After my ordination a perky seventeen year old girl at school said, “Fr Longenecker, do you feel ontologically different?” A delightful question which goes to show the high level of orthodox catechesis at St Joseph’s Catholic School.

A parishioner asked a similar question, “Does it feel different saying Mass as a Catholic priest than it did as an Anglican?”

Personal feelings are, on the one hand, totally unreliable indicators of the truth, and on the other hand they are perfectly wonderful indicators of the truth. In other words, they often help to validate and hammer home the truth to our hearts, but they’re not reliable enough to use as dogma construction materials.

Without getting into issues of validity of orders and so forth, how does it feel to say Mass as a Catholic priest? At first all I felt was the human concern for ‘getting it right’. Immediately after ordination I had a list of Masses to say for Christmas. Most of them were large events with many details to consider. I was nervous and concentrating on all the practical details. After my second Mass was over I came away wondering…”Did that really happen? Did the faithful really receive not bread and wine, but the Body and Blood of Our Lord?” This was not because I had any doubt about the Church’s teaching, but because it seemed so new and strange that I should be involved in any way.
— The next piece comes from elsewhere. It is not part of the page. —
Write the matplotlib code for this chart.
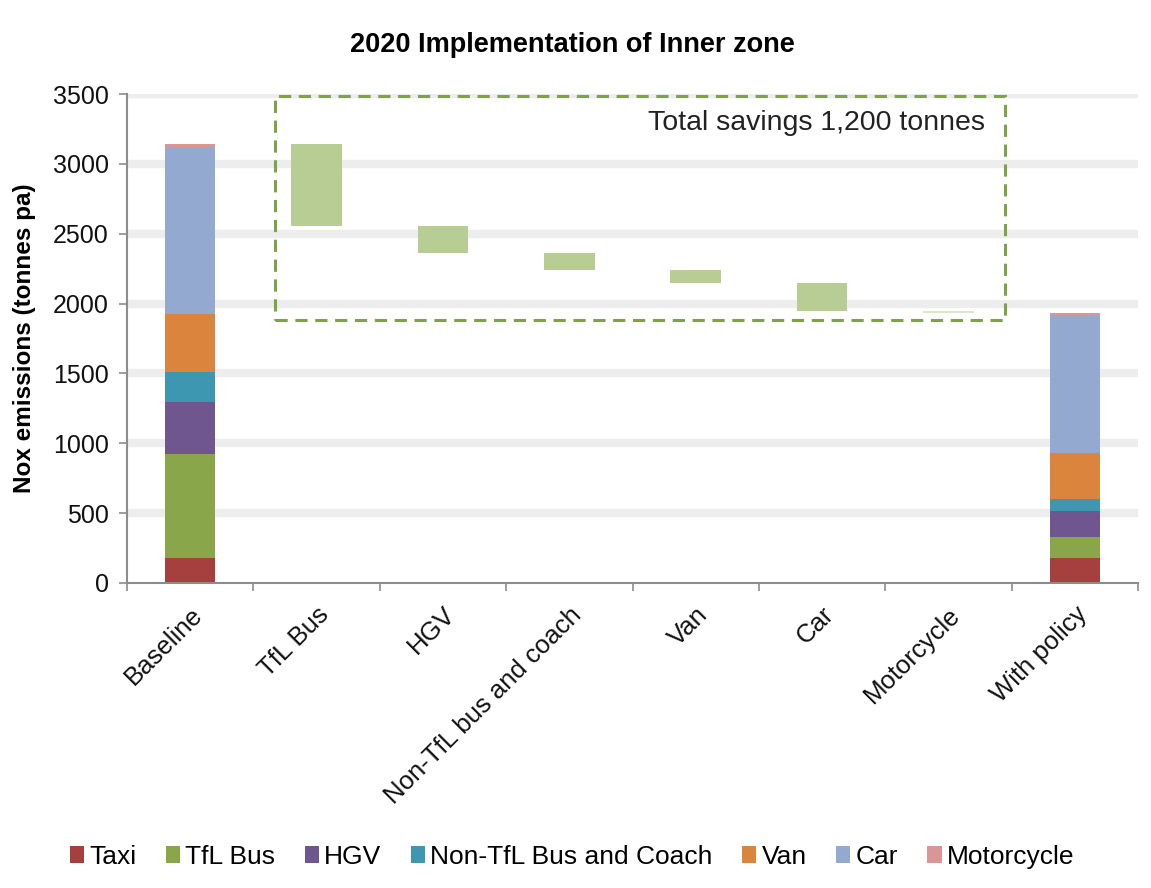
import matplotlib
matplotlib.use("Agg")
import matplotlib.pyplot as plt
from matplotlib.patches import Rectangle, Patch
import numpy as np

plt.rcParams['font.family'] = ['Liberation Sans', 'DejaVu Sans']

title = "2020 Implementation of Inner zone"
ylabel = "Nox emissions (tonnes pa)"
x_labels = ["Baseline", "TfL Bus", "HGV", "Non-TfL bus and coach", "Van", "Car",
            "Motorcycle", "With policy"]
series_names = ["Taxi", "TfL Bus", "HGV", "Non-TfL Bus and Coach", "Van", "Car", "Motorcycle"]
series_colors = ["#A5403E", "#8AA64B", "#70568E", "#3E97B0", "#DB843D", "#93A9D0", "#D99694"]
baseline = [179, 742, 372, 215, 417, 1193, 24]
with_policy = [179, 152, 182, 90, 327, 990, 16]
# savings per vehicle type (waterfall), order: TfL Bus, HGV, Non-TfL, Van, Car, Motorcycle
savings = [590, 190, 125, 90, 203, 8]
saving_color = "#B8CD94"
annotation = "Total savings 1,200 tonnes"

W, H = 1151, 888
fig = plt.figure(figsize=(W / 100, H / 100), dpi=100)
ax = fig.add_axes([127 / W, 1 - 583 / H, (1138 - 127) / W, (583 - 94) / H])

ax.set_xlim(-0.5, len(x_labels) - 0.5)
ax.set_ylim(0, 3500)

# gridlines as light bands
for yv in range(500, 3501, 500):
    ax.axhline(yv, color="#EDEDED", lw=6, zorder=0.5)

bw = 0.4
# stacked bars
for pos, vals in [(0, baseline), (len(x_labels) - 1, with_policy)]:
    bottom = 0
    for v, c in zip(vals, series_colors):
        ax.bar(pos, v, bw, bottom=bottom, color=c, zorder=2, linewidth=0)
        bottom += v

# waterfall
level = sum(baseline)
for i, s in enumerate(savings):
    col = saving_color if i < len(savings) - 1 else "#DCE6CC"
    ax.bar(i + 1, s, bw, bottom=level - s, color=col, zorder=2, linewidth=0)
    level -= s

# dashed box
box = Rectangle((0.67, 1882), 6.446 - 0.67, 3486 - 1882, fill=False,
                edgecolor="#7DA347", lw=2.2, linestyle=(0, (4, 2.5)), zorder=3,
                clip_on=False)
ax.add_patch(box)
ax.text(6.29, 3290, annotation, ha="right", va="center", fontsize=20.5,
        color="#222222", zorder=4)

# axes styling
for sp in ["top", "right"]:
    ax.spines[sp].set_visible(False)
for sp in ["left", "bottom"]:
    ax.spines[sp].set_color("#8C8C8C")
    ax.spines[sp].set_linewidth(1.5)

ax.set_yticks(range(0, 3501, 500))
ax.tick_params(axis="y", direction="out", length=6, color="#8C8C8C", width=1.2,
               labelsize=18, pad=7, labelcolor="#111111")
ax.set_xticks(range(len(x_labels)))
ax.set_xticklabels(x_labels, rotation=45, ha="right", va="top",
                   rotation_mode="anchor", fontsize=18.5, color="#111111")
ax.tick_params(axis="x", which="major", length=0, pad=14)
ax.set_xticks(np.arange(-0.5, len(x_labels), 1), minor=True)
ax.tick_params(axis="x", which="minor", direction="out", length=6,
               color="#8C8C8C", width=1.2)

ax.set_ylabel(ylabel, fontsize=17.5, fontweight="bold", labelpad=12)
fig.text(0.497, 1 - 45 / H, title, ha="center", va="center", fontsize=19.5,
         fontweight="bold")

handles = [Patch(facecolor=c, edgecolor="none") for c in series_colors]
fig.legend(handles, series_names, loc="center", bbox_to_anchor=(0.497, 1 - 857 / H),
           ncol=7, frameon=False, fontsize=19, handlelength=0.55, handleheight=0.6,
           handletextpad=0.2, columnspacing=1.1)

fig.savefig("out.png", dpi=100)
Now I am getting more used to saying Mass I am able to pray more within it. Does it feel different than it did when I was an Anglican? Most definitely! How does it feel different? This is more difficult to explain, but let me try. First, it feels different because it feels more universal. As an Anglican, ministering in England, I was very aware of the Englishness of it all. Ironically, because I valued things catholic, saying Mass as an Anglican actually emphasized (at least for me) the fact that I wasn’t Catholic. As a result, saying Mass as an Anglican (even though I did so in a ‘catholic’ way) actually felt very Anglican. Now it feels universal. At the altar I feel one with the whole church down the ages in a way I never did as an Anglican. As an Anglican I commemorated many of the saints from before the Reformation, now I feel one with them in a much deeper way. I also feel connected with Catholics all over the world in a way I never felt as an Anglican. The Mass I say at school or at St Mary’s is the same Mass being said at St Peter’s in Rome, the same Mass being said at the slum school we support in El Salvador, the same Mass being said in the ugly modern brick church we once attended in England.
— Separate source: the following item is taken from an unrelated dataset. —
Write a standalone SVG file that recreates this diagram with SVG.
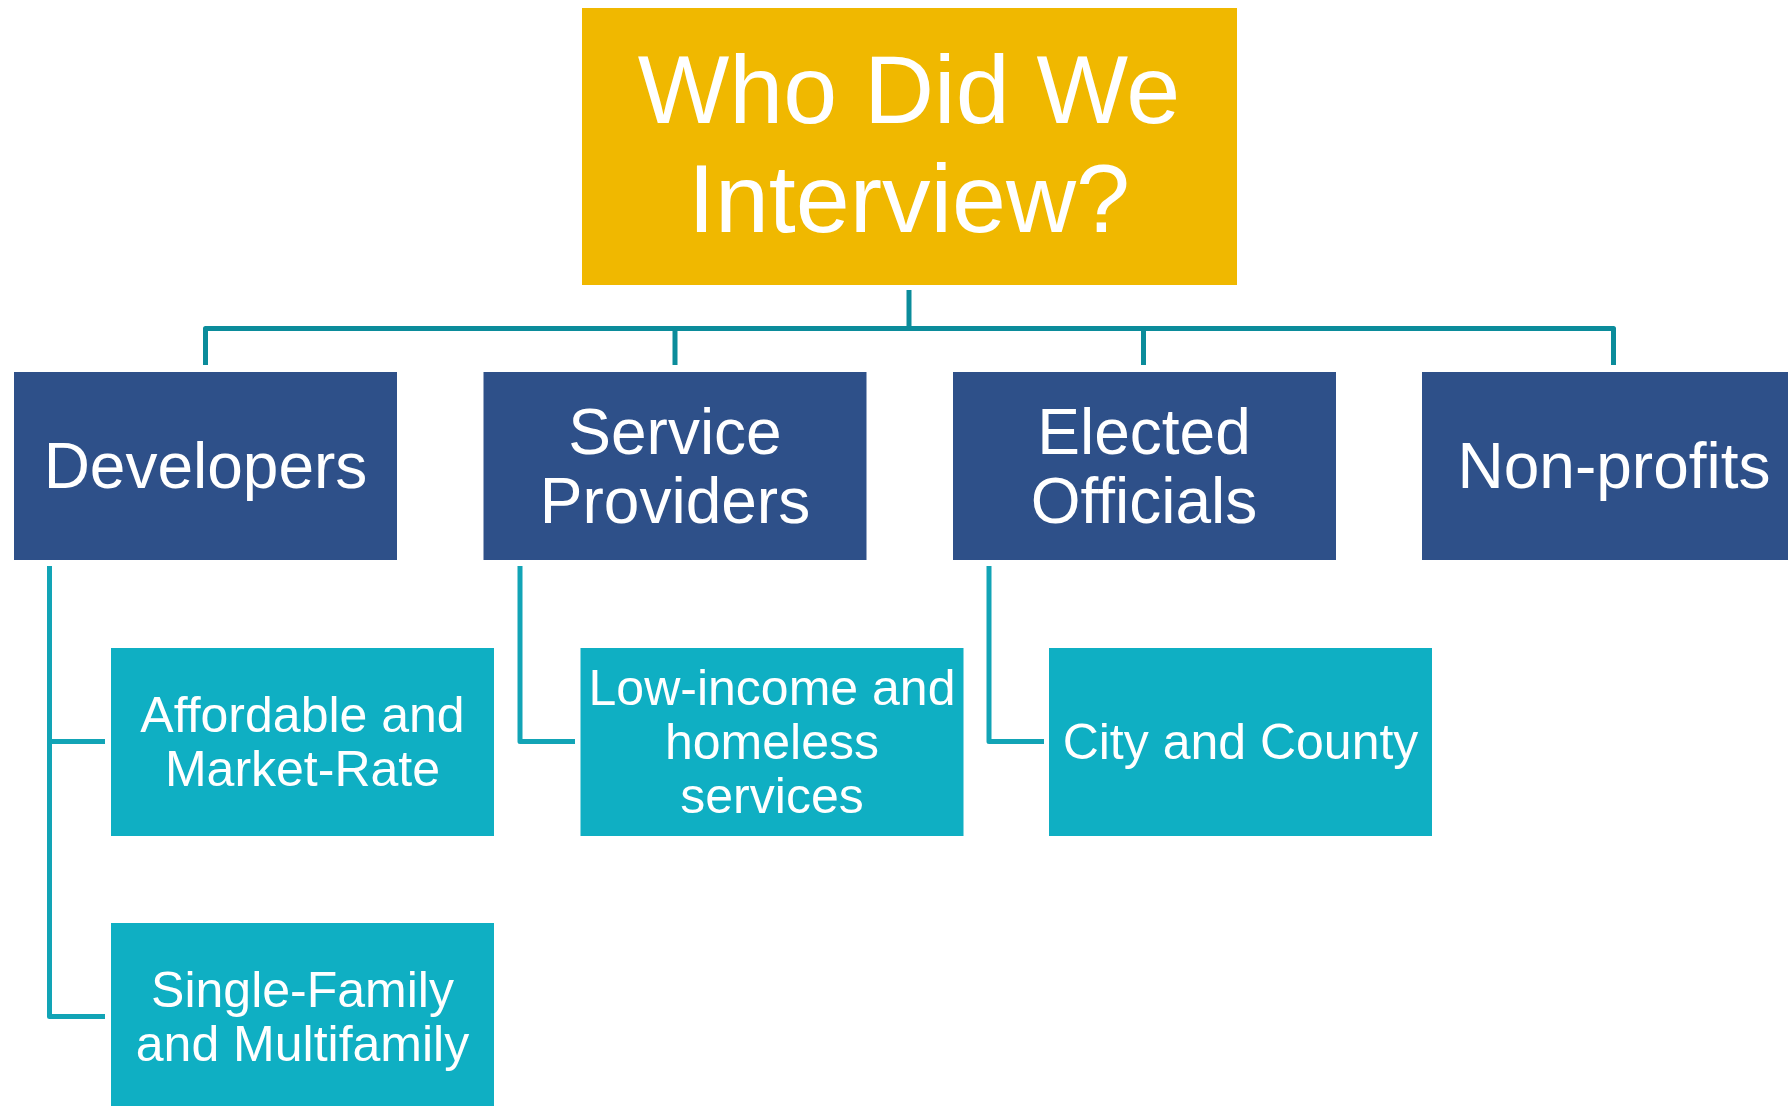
<svg xmlns="http://www.w3.org/2000/svg" width="1788" height="1106" viewBox="0 0 1788 1106">
<style>
  .top { fill: #F0B800; }
  .l2 { fill: #2E5089; }
  .l3 { fill: #0FAFC3; }
  text { font-family: "Liberation Sans", Arial, sans-serif; fill: #FFFFFF; text-anchor: middle; }
  .t1 { font-size: 97px; }
  .t2 { font-size: 64px; }
  .t3 { font-size: 50px; }
  .c1 { fill: none; stroke: #0B8C9B; stroke-width: 5; stroke-linejoin: round; }
  .c2 { fill: none; stroke: #12A4B6; stroke-width: 5; stroke-linejoin: round; }
</style>
<rect width="1788" height="1106" fill="#FFFFFF"/>
<g id="connectors">
  <path class="c1" d="M909 290 V328.5"/>
  <path class="c1" d="M205.5 365 V328.5 H1613.5 V365"/>
  <path class="c1" d="M675 328.5 V365"/>
  <path class="c1" d="M1143.5 328.5 V365"/>
  <path class="c2" d="M49.5 566 V1016.5 H105"/>
  <path class="c2" d="M49.5 741.5 H105"/>
  <path class="c2" d="M520 566 V741.5 H575"/>
  <path class="c2" d="M989 566 V741.5 H1044"/>
</g>
<g id="node-root">
  <rect class="top" x="582" y="8" width="655" height="277"/>
  <text class="t1" x="909" y="123">Who Did We</text>
  <text class="t1" x="909" y="232">Interview?</text>
</g>
<g id="node-developers">
  <rect class="l2" x="14" y="372" width="383" height="188"/>
  <text class="t2" x="205.5" y="488">Developers</text>
</g>
<g id="node-service-providers">
  <rect class="l2" x="483.5" y="372" width="383" height="188"/>
  <text class="t2" x="675" y="454">Service</text>
  <text class="t2" x="675" y="523">Providers</text>
</g>
<g id="node-elected-officials">
  <rect class="l2" x="953" y="372" width="383" height="188"/>
  <text class="t2" x="1144" y="454">Elected</text>
  <text class="t2" x="1144" y="523">Officials</text>
</g>
<g id="node-non-profits">
  <rect class="l2" x="1422" y="372" width="383" height="188"/>
  <text class="t2" x="1614" y="488">Non-profits</text>
</g>
<g id="node-affordable">
  <rect class="l3" x="111" y="648" width="383" height="188"/>
  <text class="t3" x="302.5" y="732">Affordable and</text>
  <text class="t3" x="302.5" y="786">Market-Rate</text>
</g>
<g id="node-single-family">
  <rect class="l3" x="111" y="923" width="383" height="188"/>
  <text class="t3" x="302.5" y="1007">Single-Family</text>
  <text class="t3" x="302.5" y="1061">and Multifamily</text>
</g>
<g id="node-low-income">
  <rect class="l3" x="580.5" y="648" width="383" height="188"/>
  <text class="t3" x="772" y="705">Low-income and</text>
  <text class="t3" x="772" y="759">homeless</text>
  <text class="t3" x="772" y="813">services</text>
</g>
<g id="node-city-county">
  <rect class="l3" x="1049" y="648" width="383" height="188"/>
  <text class="t3" x="1240.5" y="759">City and County</text>
</g>
</svg>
The second way saying Mass as a Catholic feels different is connected with the first. In the Anglican Church saying Mass was a style or a preference. As an Anglican priest I could take services ranging from a non liturgical Protestant ‘hymn sandwich’ to a Pontifical High Mass. I could wear anything from a jacket and tie to full fiddleback vestments with a biretta. My own style was ‘high side of middle’. I was ‘catholic’ but not too catholic. I had two churches. At one we had incense and a procession and a sanctus bell. At the other, no such thing. How we worshipped was determined by the preference of the priest in consultation with the people. As a Catholic priest (even with the greater variety after V2) the Mass is given. It is not me and my preference. It is not me being creative. It is not me at all. It is simply the Mass, and I am only the mouthpiece of Christ and his bride–the Church.
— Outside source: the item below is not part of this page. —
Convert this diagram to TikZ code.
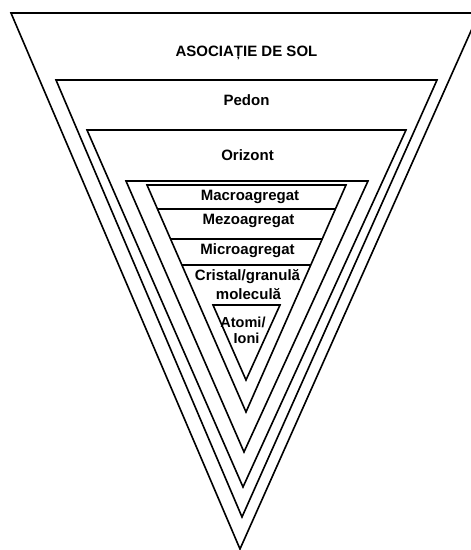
\documentclass[tikz,border=0pt]{standalone}
\usepackage{fontspec}
\setmainfont{Liberation Sans}
\begin{document}
\begin{tikzpicture}[x=1pt,y=-1pt,
  shell/.style={draw=black,line width=1.6pt,line join=miter},
  divider/.style={draw=black,line width=1.3pt},
  lbl/.style={font=\bfseries\fontsize{15}{17}\selectfont,inner sep=0pt,align=center},
  lblsmall/.style={font=\bfseries\fontsize{14.5}{16}\selectfont,inner sep=0pt,align=center}]
\useasboundingbox (0,0) rectangle (471,550);
\clip (0,0) rectangle (471,550);
% outer: asociatie de sol
\coordinate (a1) at (11,13);   \coordinate (a2) at (479,13);  \coordinate (a3) at (240,549);
\coordinate (p1) at (56,80);   \coordinate (p2) at (437,80);  \coordinate (p3) at (242,517);
\coordinate (o1) at (87,130);  \coordinate (o2) at (406,130); \coordinate (o3) at (243,487);
\coordinate (g1) at (126,181); \coordinate (g2) at (368,181); \coordinate (g3) at (244,452);
\coordinate (h1) at (147,185); \coordinate (h2) at (346,185); \coordinate (h3) at (246,412);
\coordinate (t1) at (213,305); \coordinate (t2) at (280,305); \coordinate (t3) at (246,380);
\draw[shell] (a1) -- (a2) -- (a3) -- cycle;
\draw[shell] (p1) -- (p2) -- (p3) -- cycle;
\draw[shell] (o1) -- (o2) -- (o3) -- cycle;
\draw[shell] (g1) -- (g2) -- (g3) -- cycle;
\draw[shell] (h1) -- (h2) -- (h3) -- cycle;
\draw[shell] (t1) -- (t2) -- (t3) -- cycle;
% dividers inside the aggregate triangle
\coordinate (d1l) at (157.5,209); \coordinate (d1r) at (335.4,209);
\coordinate (d2l) at (170.5,239); \coordinate (d2r) at (322.2,239);
\coordinate (d3l) at (181.9,265); \coordinate (d3r) at (310.8,265);
\draw[divider] (d1l) -- (d1r);
\draw[divider] (d2l) -- (d2r);
\draw[divider] (d3l) -- (d3r);
% labels
\node[lbl] (asoc) at (246.5,53) {ASOCIAȚIE DE SOL};
\node[lbl] (pedon) at (246.5,100) {Pedon};
\node[lbl] (oriz) at (247.5,155) {Orizont};
\node[lbl] (macro) at (250,197) {Macroagregat};
\node[lbl] (mezo) at (248.5,221) {Mezoagregat};
\node[lbl] (micro) at (247.5,251) {Microagregat};
\node[lbl] (crist) at (247.5,277) {Cristal/granulă};
\node[lbl] (molec) at (248.5,294) {moleculă};
\node[lblsmall] (atomi) at (243,322) {Atomi/};
\node[lblsmall] (ioni) at (246.5,338) {Ioni};
\end{tikzpicture}
\end{document}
The third way it feels different is that there is a natural-ness to the action that I never felt as an Anglican. This may simply be my own change of character, but as an Anglican I always felt somewhat of a fraud or an actor in a play when I was saying Mass. This doesn’t mean I was insincere, or that my ministry was worthless, only that I felt somehow out of place. It could be that I was a convert, or that I was an American abroad. It could be that my ‘catholicism’ in the Anglican Church was a personal affectation. I don’t know. Personal feelings are complex. All I can do is report them, and I would not want to draw too many conclusions from them. Looking back, it somehow felt, well, artificial.

Saying Mass as a Catholic priest feels different from all that. It feels right. It feels natural and simple and real.

It feels like I’ve arrived home after a long journey.